Brexit on the beach

Brexit has consequences for an eclectic collection of territories that are attached in different ways to the UK. They are mentioned in the Withdrawal Agreement, and they include

  • Gibraltar (which took part in the Brexit referendum in the UK, and voted overwhelmingly to remain.)
  • the Channel Islands and the Isle of Man
  • the “Sovereign Base Areas” in Cyprus
  • and finally the  “UK Overseas Territories”, a diverse collection, mostly islands, scattered around the world: Anguilla, Bermuda, British Antarctic Territory, British Indian Ocean Territory, British Virgin Islands, Cayman Islands, Falkland Islands, Montserrat, Pitcairn, Saint Helena, Ascension and Tristan da Cunha, South Georgia and the South Sandwich Islands, and Turks and Caicos Islands.

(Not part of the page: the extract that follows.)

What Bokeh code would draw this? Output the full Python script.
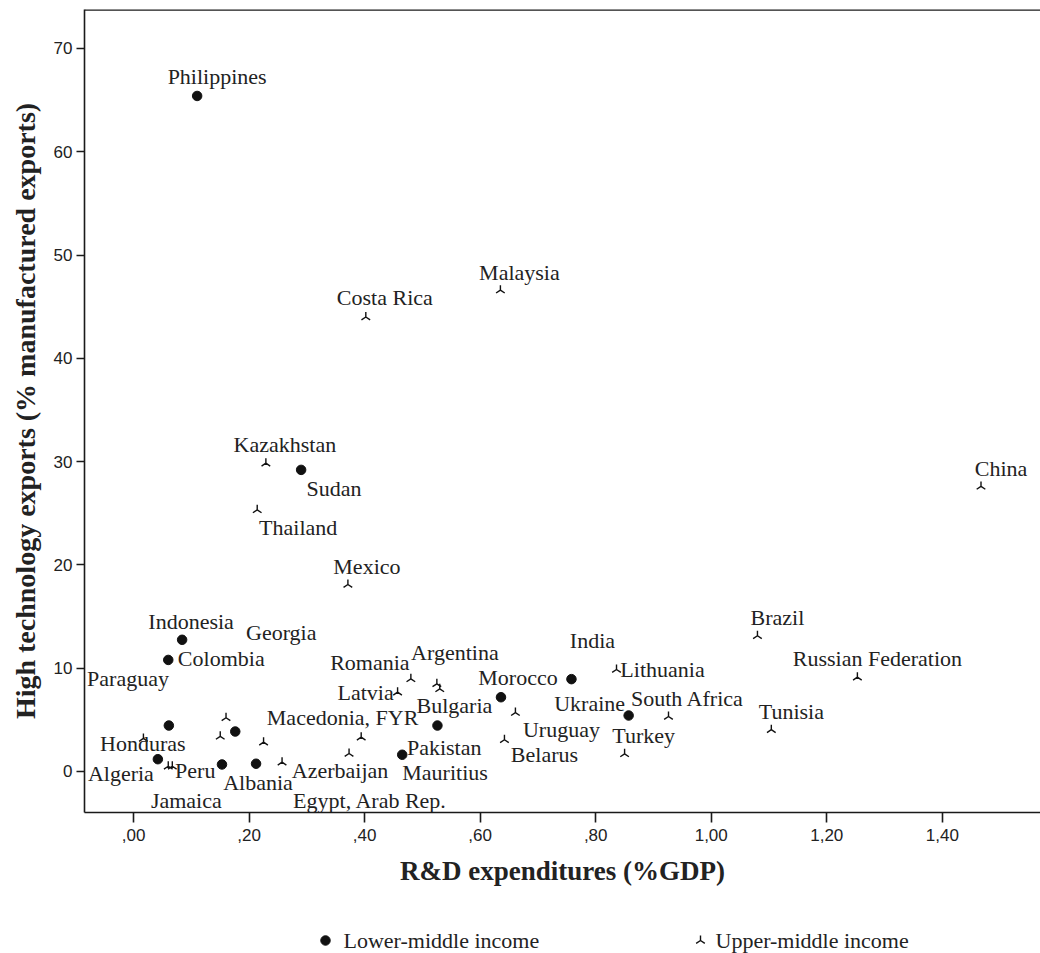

Many of the UK Overseas Territories have benefited from the European Development Fund, but they will no longer have access to it after current commitments have been implemented. Some of these entities have tiny populations: Pitcairn, for instance, has a population of 50. Others, such as the Cayman Islands and Bermuda, are prosperous.

But when they have economies in a real sense, they are dependent on two main industries, financial services and tourism. Financial services are now the subject of growing international scrutiny. The UK territories are not independent sovereign countries and do not have a seat at the table in international negotiations., and the UK in the future may not be either as able or as willing to defend their interests.  Of course, financial services in a tropical island may be seen as just a way of working from home, when the home is sunny and sweet. But they are in competition with other attractive but less remote locations, and the outlook must surely be rather gloomy, given the slow but steady shift in international governance, international tax policy, and public opinion.

As for tourism, the territories are dependent on air and sea links, the latter often involving cruise ships. Both these forms of transport at present benefit globally from a bizarre exemption from fuel taxation. This will surely change.